I heard earlier also and I have seen letters written that say we have signed Conventions and because we have signed those Conventions we are now bound to do everything these Conventions prescribe. As you know, Mdm. Deputy Speaker, our supreme law in Guyana is the Constitution and Article 154A (1) of the Constitution provides:
“Subject to paragraphs 3 and 6, every person, as contemplated by the respective international treaties set out in the Fourth Schedule to which Guyana has acceded is entitled to the human rights enshrined in the said international treaties,...”
Those Conventions mentioned are the Convention on the Rights of the Child, the Convention on the Elimination of All Forms of Discrimination Against Women, the Convention on the Elimination of All Forms of Racial Discrimination, the Convention Against Torture and Other Inhuman or Degrading Treatment of Punishment, the Covenant on Economic, Social and Cultural Rights, the Covenant on Civil and Political Rights, and the Inter-American Convention on the Prevention, Punishment and Eradication of Violence against Women.”
That same Article 154A goes on to specifically say that:
“...such rights [in these Conventions] shall be respected and upheld by the executive, legislature, judiciary and all organs and agencies of Government and, where applicable to them, by all natural and legal persons and shall be enforceable in the manner hereinafter prescribed.”
Subparagraph 3 specifically says:
“The State shall, having regard to the socio-cultural level of development of the society, take reasonable legislative and other measures within its available resources to achieve the progressive realisation of the rights provided for in paragraph (1).”
Our supreme law allows us and, in fact, mandates us to listen to our people and hear them when we, in this House, make laws.

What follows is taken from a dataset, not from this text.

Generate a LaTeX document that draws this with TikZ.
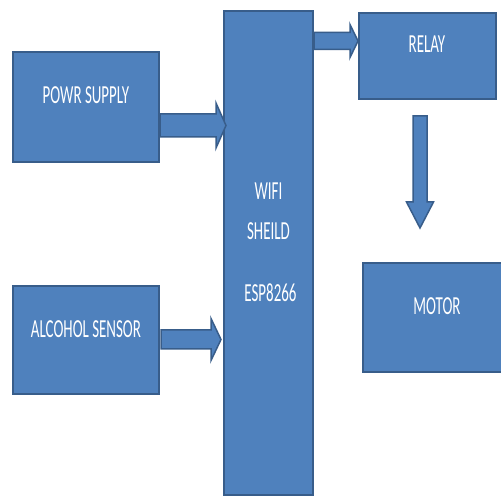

So while we should be guided by the international treaties that we have signed, and I would concede without reservation, our own law by which we are bound, the supreme law of this dear land, says that we must pay attention to the socio-cultural attitudes in our country and the only way we can do that is if we do what the Hon. Prime Minister, Leader of this House, proposes to do and that is to go to a select committee and invite persons to come to hearings where we will indeed hear them and heed them in the making of our decisions on these three important issues.
I commend the motion to a select committee. I support the Prime Minister’s motion as well as his proposition to send the motion to a special select committee.